Raw records:
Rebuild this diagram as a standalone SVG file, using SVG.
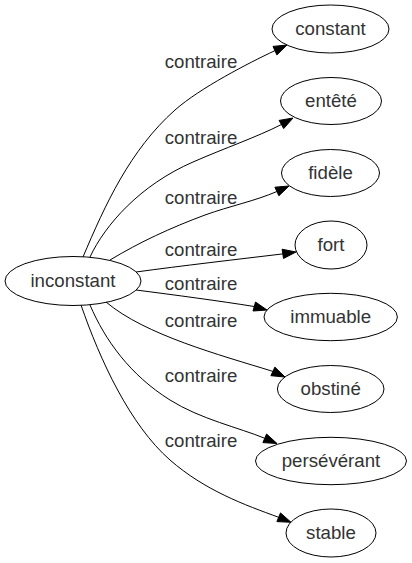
<svg xmlns="http://www.w3.org/2000/svg" width="412" height="563" viewBox="0 0 412 563">
<style>
.n ellipse{fill:none;stroke:#000;stroke-width:1}
text{font-family:"Liberation Sans",Arial,sans-serif;font-size:18.67px;fill:#333;text-anchor:middle}
.e path{fill:none;stroke:#000;stroke-width:1}
.e polygon{fill:#000;stroke:#000;stroke-width:1}
</style>
<rect width="412" height="563" fill="#fff"/>
<g id="edges" class="e">
<path d="M83,257 C105,205 130,150 175,110 C200,88 248,63.3 275,50.6"/>
<polygon points="287,45 276.9,54.9 273,46.4"/>
<text x="201" y="68">contraire</text>
<path d="M90,257 C105,225 140,185 193,162 C225,148 257,137 281.4,124.5"/>
<polygon points="293,118 283.7,128.6 279.1,120.4"/>
<text x="201" y="144">contraire</text>
<path d="M110,260 C140,242 170,228 205,215 C230,206 255,201 276.9,191.5"/>
<polygon points="289,186 278.9,195.8 274.9,187.2"/>
<text x="201" y="204">contraire</text>
<path d="M136,272 C180,266 240,259 282.8,253.9"/>
<polygon points="296,252 283.5,258.5 282.1,249.2"/>
<text x="201" y="256">contraire</text>
<path d="M136,290 C175,295 220,301 254.2,306.5"/>
<polygon points="267,310 253,311 255.5,302"/>
<text x="201" y="290">contraire</text>
<path d="M106,302 C145,335 220,355 272.9,371.4"/>
<polygon points="285,377 270.9,375.7 274.9,367.1"/>
<text x="201" y="327">contraire</text>
<path d="M90,305 C105,340 130,375 170,400 C200,419 240,428 264.8,438.3"/>
<polygon points="277,443.5 262.9,442.6 266.6,434"/>
<text x="201" y="382">contraire</text>
<path d="M81,305 C100,360 130,425 170,460 C205,490.6 245,505 278.7,517.3"/>
<polygon points="291,522.3 276.9,521.6 280.5,512.9"/>
<text x="201" y="447">contraire</text>
</g>
<g id="inconstant" class="n"><ellipse cx="73" cy="281" rx="68" ry="24.5"/><text x="73" y="286.7">inconstant</text></g>
<g id="constant" class="n"><ellipse cx="330.5" cy="29" rx="58.5" ry="24"/><text x="330.5" y="34.5">constant</text></g>
<g id="entete" class="n"><ellipse cx="331" cy="101" rx="50.5" ry="23.5"/><text x="331" y="106.5">entêté</text></g>
<g id="fidele" class="n"><ellipse cx="330.5" cy="173" rx="49" ry="23.5"/><text x="330.5" y="178.5">fidèle</text></g>
<g id="fort" class="n"><ellipse cx="331" cy="245" rx="36" ry="24"/><text x="331" y="250.5">fort</text></g>
<g id="immuable" class="n"><ellipse cx="330.7" cy="317" rx="66.7" ry="23.7"/><text x="330.7" y="322.5">immuable</text></g>
<g id="obstine" class="n"><ellipse cx="330.7" cy="389" rx="53.3" ry="23.5"/><text x="330.7" y="394.5">obstiné</text></g>
<g id="perseverant" class="n"><ellipse cx="331" cy="461" rx="75.5" ry="23.7"/><text x="331" y="466.5">persévérant</text></g>
<g id="stable" class="n"><ellipse cx="331" cy="533" rx="45" ry="24"/><text x="331" y="538.5">stable</text></g>
</svg>
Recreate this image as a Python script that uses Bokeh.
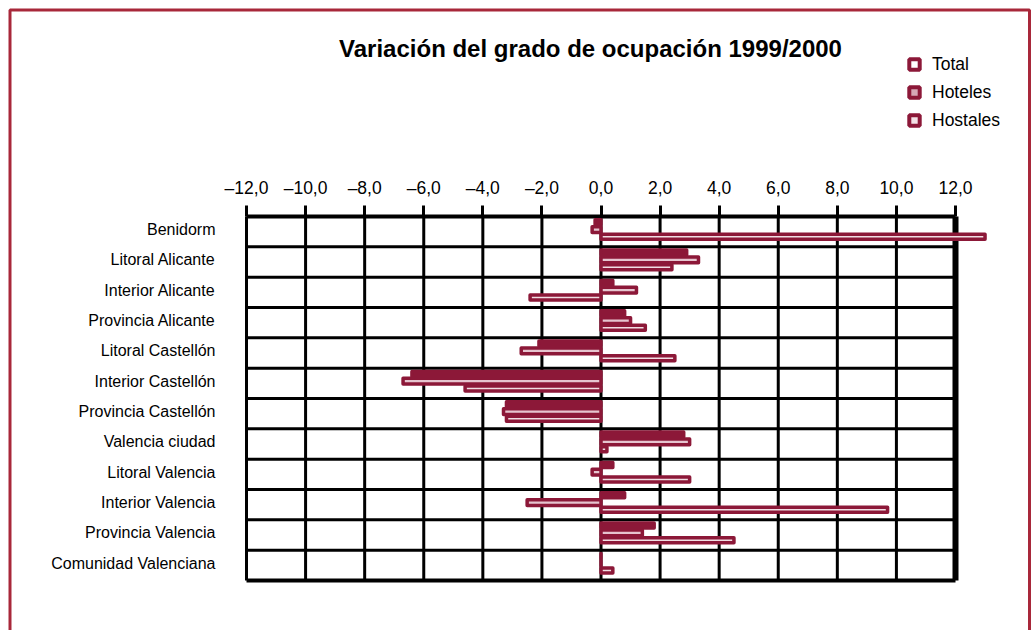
from bokeh.plotting import figure
from bokeh.models import (Range1d, FixedTicker, Label, Legend, LegendItem,
                          BoxAnnotation, ColumnDataSource)
from bokeh.transform import dodge
from bokeh.embed import file_html
from bokeh.resources import INLINE

# ---------------- data ----------------
categories = ["Benidorm", "Litoral Alicante", "Interior Alicante", "Provincia Alicante",
              "Litoral Castellón", "Interior Castellón", "Provincia Castellón",
              "Valencia ciudad", "Litoral Valencia", "Interior Valencia",
              "Provincia Valencia", "Comunidad Valenciana"]
total = [-0.2, 2.9, 0.4, 0.8, -2.1, -6.4, -3.2, 2.8, 0.4, 0.8, 1.8, 0.0]
hoteles = [-0.3, 3.3, 1.2, 1.0, -2.7, -6.7, -3.3, 3.0, -0.3, -2.5, 1.4, 0.0]
hostales = [13.0, 2.4, -2.4, 1.5, 2.5, -4.6, -3.2, 0.2, 3.0, 9.7, 4.5, 0.4]
series_names = ["Total", "Hoteles", "Hostales"]
x_ticks = [-12, -10, -8, -6, -4, -2, 0, 2, 4, 6, 8, 10, 12]
x_tick_labels = ["–12,0", "–10,0", "–8,0", "–6,0", "–4,0", "–2,0", "0,0",
                 "2,0", "4,0", "6,0", "8,0", "10,0", "12,0"]
title_text = "Variación del grado de ocupación 1999/2000"

# ---------------- layout / style ----------------
W, H = 1031, 630
DARK = "#8c1838"
FONT = "Liberation Sans"
legend_fills = ["#ffffff", "#d6a7b6", "#f3e1e6"]
bar_fills = [DARK, "#e6c4cf", "#f1dde3"]
bar_heights = [0.165, 0.19, 0.165]
n = len(categories)
ROW_SHIFT = 0.43                      # label sits slightly above row centre

# pixel geometry of the plotting grid (frame = whole canvas)
GX0, GX1 = 246, 955                   # pixels of first / last x tick
GY0, GY1 = 216, 580                   # pixels of top / bottom row boundary
PX_PER_X = (GX1 - GX0) / (max(x_ticks) - min(x_ticks))
PX_PER_ROW = (GY1 - GY0) / n


def px2x(px):
    return min(x_ticks) + (px - GX0) / PX_PER_X


def py2y(py):
    return -ROW_SHIFT + (py - GY0) / PX_PER_ROW


p = figure(width=W, height=H,
           x_range=Range1d(px2x(0), px2x(W)), y_range=Range1d(py2y(H), py2y(0)),
           x_axis_location="above", output_backend="svg", toolbar_location=None,
           min_border=0, min_border_left=0, min_border_right=0,
           min_border_top=0, min_border_bottom=0,
           background_fill_color="white", border_fill_color="white",
           outline_line_color=None)
p.xgrid.visible = False
p.ygrid.visible = False

bounds_y = [k - ROW_SHIFT for k in range(n + 1)]
y_top, y_bot = bounds_y[0], bounds_y[-1]
x_lo, x_hi = min(x_ticks), max(x_ticks)

# vertical grid lines (bounded) and thick right border
p.segment(x0=x_ticks[:-1], x1=x_ticks[:-1], y0=y_top, y1=y_bot,
          line_color="black", line_width=3)
p.segment(x0=x_ticks[-1:], x1=x_ticks[-1:], y0=y_top, y1=y_bot,
          line_color="black", line_width=6)
# horizontal separators
inner = bounds_y[1:-1]
edges = [y_top, y_bot]
p.segment(x0=x_lo, x1=x_hi, y0=inner, y1=inner, line_color="black", line_width=3)
p.segment(x0=x_lo, x1=x_hi, y0=edges, y1=edges, line_color="black", line_width=4)

# bars
src = ColumnDataSource(dict(y=list(range(n)), total=total, hoteles=hoteles, hostales=hostales))
offsets = [-0.24, 0.0, 0.24]
fields = ["total", "hoteles", "hostales"]
for f, off, fc, hh in zip(fields, offsets, bar_fills, bar_heights):
    p.hbar(y=dodge("y", off), left=0, right=f, height=hh, source=src,
           fill_color=fc, line_color=DARK, line_width=3.5, line_join="round")

# axes placed inside the (full-canvas) frame
xa = p.xaxis[0]
xa.fixed_location = y_top
xa.ticker = FixedTicker(ticks=x_ticks)
xa.major_label_overrides = dict(zip(x_ticks, x_tick_labels))
xa.axis_line_color = None
xa.major_tick_line_color = "black"
xa.major_tick_line_width = 3
xa.major_tick_out = 11
xa.major_tick_in = 0
xa.minor_tick_line_color = None
xa.major_label_text_font = FONT
xa.major_label_text_font_size = "17.5px"
xa.major_label_text_color = "black"
xa.major_label_standoff = 8

ya = p.yaxis[0]
ya.fixed_location = x_lo
ya.ticker = FixedTicker(ticks=list(range(n)))
ya.major_label_overrides = {i: c for i, c in enumerate(categories)}
ya.axis_line_color = None
ya.major_tick_line_color = None
ya.minor_tick_line_color = None
ya.major_tick_out = 0
ya.major_tick_in = 0
ya.major_label_standoff = 31
ya.major_label_text_font = FONT
ya.major_label_text_font_size = "16px"
ya.major_label_text_color = "black"

# title
p.add_layout(Label(x=px2x(590), y=py2y(48), text=title_text, text_font=FONT,
                   text_font_style="bold", text_font_size="24px",
                   text_align="center", text_baseline="middle", text_color="black"))

# legend (swatch renderers hold no visible point)
nan = float("nan")
leg_renderers = []
for fc in legend_fills:
    r = p.scatter(x="x", y="y", source=ColumnDataSource(dict(x=[nan], y=[nan])),
                  marker="square", size=12, fill_color=fc, line_color=DARK, line_width=4)
    leg_renderers.append(r)
legend = Legend(items=[LegendItem(label=nm, renderers=[r], index=0)
                       for nm, r in zip(series_names, leg_renderers)],
                location=(901, H - 133), glyph_width=26, glyph_height=26, label_height=26,
                spacing=2, padding=0, margin=0, label_standoff=5,
                border_line_color=None, background_fill_alpha=0,
                label_text_font=FONT, label_text_font_size="17.5px", label_text_color="black")
p.add_layout(legend)

# outer border of the chart (bottom edge lies below the window)
p.add_layout(BoxAnnotation(left=px2x(9.5), right=px2x(1029), top=py2y(9.5), bottom=py2y(H + 40),
                           fill_alpha=0, line_alpha=1.0, line_color="#a8283a", line_width=3))

open("out.html", "w").write(file_html(p, INLINE))
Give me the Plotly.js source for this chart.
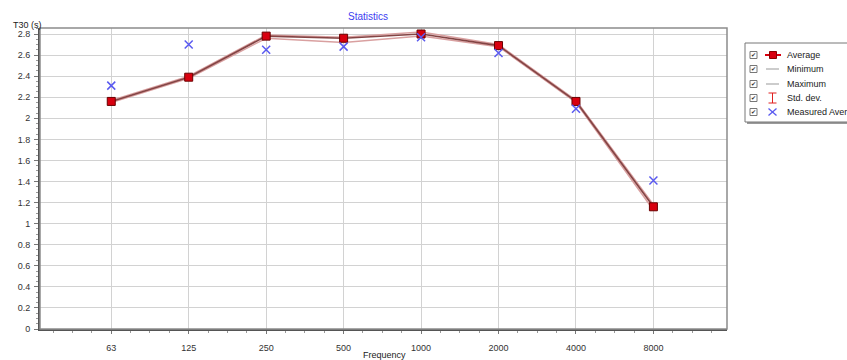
<!DOCTYPE html>
<html>
<head>
<meta charset="utf-8">
<script src="https://cdn.plot.ly/plotly-3.0.1.min.js"></script>
<style>html,body{margin:0;padding:0;background:#fff;}#chart{width:847px;height:360px;}</style>
</head>
<body>
<div id="chart"></div>
<script>
const frequencies = ["63", "125", "250", "500", "1000", "2000", "4000", "8000"];
const averageT30 = [2.16, 2.39, 2.78, 2.76, 2.80, 2.69, 2.16, 1.16];
const minimumT30 = [2.15, 2.38, 2.76, 2.72, 2.78, 2.68, 2.15, 1.13];
const maximumT30 = [2.17, 2.40, 2.79, 2.77, 2.82, 2.70, 2.17, 1.18];
const stdDevT30 = [0.01, 0.01, 0.015, 0.02, 0.02, 0.01, 0.01, 0.02];
const measuredAvgT30 = [2.31, 2.70, 2.65, 2.68, 2.77, 2.62, 2.09, 1.41];
const legendLabels = ["Average", "Minimum", "Maximum", "Std. dev.", "Measured Average"];
const yTickValues = [0, 0.2, 0.4, 0.6, 0.8, 1, 1.2, 1.4, 1.6, 1.8, 2, 2.2, 2.4, 2.6, 2.8];

const idx = frequencies.map((_, i) => i);

const W = 847, H = 360, L = 40, R = 727, T = 28, B = 329;
const px = x => (x - L) / (R - L);
const py = y => (B - y) / (B - T);

const traces = [
  {x: idx, y: minimumT30, mode: 'lines', line: {color: '#d9a0a0', width: 1.5}, name: 'Minimum', showlegend: false, hoverinfo: 'skip'},
  {x: idx, y: maximumT30, mode: 'lines', line: {color: '#d9a0a0', width: 1.5}, name: 'Maximum', showlegend: false, hoverinfo: 'skip'},
  {x: idx, y: averageT30, mode: 'lines+markers', name: 'Average', showlegend: false,
   line: {color: '#844444', width: 1.6},
   marker: {symbol: 'square', size: 8, color: '#d8000f', line: {color: '#6a0000', width: 1}},
   error_y: {type: 'data', array: stdDevT30, color: '#e02020', thickness: 1, width: 3}},
  {x: idx, y: measuredAvgT30, mode: 'markers', name: 'Measured Average', showlegend: false,
   marker: {symbol: 'x-thin-open', size: 8, color: '#5a5af0', line: {color: '#5a5af0', width: 1.5}}}
];

const shapes = [];
const annotations = [];
shapes.push({type: 'rect', xref: 'paper', yref: 'paper', x0: px(747), x1: px(900), y0: py(124), y1: py(45), line: {width: 0}, fillcolor: '#9a9a9a'});
shapes.push({type: 'rect', xref: 'paper', yref: 'paper', x0: px(745), x1: px(900), y0: py(122), y1: py(43), line: {color: '#777', width: 1}, fillcolor: '#ffffff'});
const rowsY = [55, 69, 84, 98, 112];
rowsY.forEach((ry, i) => {
  shapes.push({type: 'rect', xref: 'paper', yref: 'paper', x0: px(750), x1: px(757), y0: py(ry + 3.5), y1: py(ry - 3.5), line: {color: '#777', width: 1}, fillcolor: '#fff'});
  annotations.push({xref: 'paper', yref: 'paper', x: px(753.5), y: py(ry), text: '✔', showarrow: false, font: {size: 6, color: '#333'}, xanchor: 'center', yanchor: 'middle'});
  annotations.push({xref: 'paper', yref: 'paper', x: px(785), y: py(ry), text: legendLabels[i], showarrow: false, font: {size: 9, color: '#222', family: 'Liberation Sans, Arial, sans-serif'}, xanchor: 'left', yanchor: 'middle'});
});
shapes.push({type: 'line', xref: 'paper', yref: 'paper', x0: px(765), x1: px(781), y0: py(55), y1: py(55), line: {color: '#d8000f', width: 2}});
shapes.push({type: 'rect', xref: 'paper', yref: 'paper', x0: px(769.5), x1: px(776.5), y0: py(58.5), y1: py(51.5), line: {color: '#8a0000', width: 1}, fillcolor: '#d8000f'});
shapes.push({type: 'line', xref: 'paper', yref: 'paper', x0: px(766), x1: px(779), y0: py(69), y1: py(69), line: {color: '#999', width: 1}});
shapes.push({type: 'line', xref: 'paper', yref: 'paper', x0: px(766), x1: px(779), y0: py(84), y1: py(84), line: {color: '#999', width: 1}});
shapes.push({type: 'line', xref: 'paper', yref: 'paper', x0: px(772.5), x1: px(772.5), y0: py(93), y1: py(103), line: {color: '#e02020', width: 1}});
shapes.push({type: 'line', xref: 'paper', yref: 'paper', x0: px(768.5), x1: px(776.5), y0: py(93), y1: py(93), line: {color: '#e02020', width: 1}});
shapes.push({type: 'line', xref: 'paper', yref: 'paper', x0: px(768.5), x1: px(776.5), y0: py(103), y1: py(103), line: {color: '#e02020', width: 1}});
shapes.push({type: 'line', xref: 'paper', yref: 'paper', x0: px(768.5), x1: px(776.5), y0: py(108.5), y1: py(115.5), line: {color: '#5a5af0', width: 1.3}});
shapes.push({type: 'line', xref: 'paper', yref: 'paper', x0: px(768.5), x1: px(776.5), y0: py(115.5), y1: py(108.5), line: {color: '#5a5af0', width: 1.3}});
shapes.push({type: 'rect', xref: 'paper', yref: 'paper', x0: 0, x1: 1, y0: 0, y1: 1, line: {color: '#8c8c8c', width: 1.5}, layer: 'above'});

annotations.push({xref: 'paper', yref: 'paper', x: px(27), y: py(25), text: 'T30 (s)', showarrow: false, font: {size: 9, color: '#222', family: 'Liberation Sans, Arial, sans-serif'}, xanchor: 'center', yanchor: 'middle'});
annotations.push({xref: 'paper', yref: 'paper', x: px(384), y: py(355), text: 'Frequency', showarrow: false, font: {size: 9, color: '#222', family: 'Liberation Sans, Arial, sans-serif'}, xanchor: 'center', yanchor: 'middle'});

const layout = {
  width: W, height: H,
  margin: {l: L, r: W - R, t: T, b: H - B, pad: 0},
  paper_bgcolor: '#fff', plot_bgcolor: '#fff',
  showlegend: false,
  font: {family: 'Liberation Sans, Arial, sans-serif', size: 9, color: '#333'},
  title: {text: 'Statistics', x: 368 / W, xref: 'container', xanchor: 'center', y: 1 - 16 / H, yref: 'container', yanchor: 'middle', font: {size: 10, color: '#3d3df0', family: 'Liberation Sans, Arial, sans-serif'}},
  xaxis: {
    type: 'linear', range: [-0.92, 7.95], tickvals: idx, ticktext: frequencies,
    showgrid: true, gridcolor: '#d2d2d2', gridwidth: 1, zeroline: false,
    showline: true, linecolor: '#555', linewidth: 2,
    ticks: 'outside', ticklen: 3, tickcolor: '#777', ticklabelstandoff: 6,
    minor: {dtick: 0.25, tick0: 0, ticks: 'outside', ticklen: 2, tickcolor: '#999', showgrid: false},
    tickfont: {size: 9, color: '#333'}, fixedrange: true
  },
  yaxis: {
    range: [0, 2.857], tickvals: yTickValues, ticktext: yTickValues.map(v => String(v)),
    showgrid: true, gridcolor: '#d2d2d2', gridwidth: 1, zeroline: false,
    showline: true, linecolor: '#555', linewidth: 2,
    ticks: 'outside', ticklen: 4, tickcolor: '#777', ticklabelstandoff: 2,
    minor: {dtick: 0.05, tick0: 0, ticks: 'outside', ticklen: 2, tickcolor: '#999', showgrid: false},
    tickfont: {size: 9, color: '#333'}, fixedrange: true
  },
  shapes: shapes,
  annotations: annotations
};

Plotly.newPlot('chart', traces, layout, {displayModeBar: false, staticPlot: true});
</script>
</body>
</html>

Task to carry out: The lines to print start at the line containing "Give me the Plotly.js source for this chart." and end at the line containing "const py = y => (B - y) / (B - T);"; print them exactly, both ends included, and leave out every picture.

Written solution:
Give me the Plotly.js source for this chart.
<!DOCTYPE html>
<html>
<head>
<meta charset="utf-8">
<script src="https://cdn.plot.ly/plotly-3.0.1.min.js"></script>
<style>html,body{margin:0;padding:0;background:#fff;}#chart{width:847px;height:360px;}</style>
</head>
<body>
<div id="chart"></div>
<script>
const frequencies = ["63", "125", "250", "500", "1000", "2000", "4000", "8000"];
const averageT30 = [2.16, 2.39, 2.78, 2.76, 2.80, 2.69, 2.16, 1.16];
const minimumT30 = [2.15, 2.38, 2.76, 2.72, 2.78, 2.68, 2.15, 1.13];
const maximumT30 = [2.17, 2.40, 2.79, 2.77, 2.82, 2.70, 2.17, 1.18];
const stdDevT30 = [0.01, 0.01, 0.015, 0.02, 0.02, 0.01, 0.01, 0.02];
const measuredAvgT30 = [2.31, 2.70, 2.65, 2.68, 2.77, 2.62, 2.09, 1.41];
const legendLabels = ["Average", "Minimum", "Maximum", "Std. dev.", "Measured Average"];
const yTickValues = [0, 0.2, 0.4, 0.6, 0.8, 1, 1.2, 1.4, 1.6, 1.8, 2, 2.2, 2.4, 2.6, 2.8];

const idx = frequencies.map((_, i) => i);

const W = 847, H = 360, L = 40, R = 727, T = 28, B = 329;
const px = x => (x - L) / (R - L);
const py = y => (B - y) / (B - T);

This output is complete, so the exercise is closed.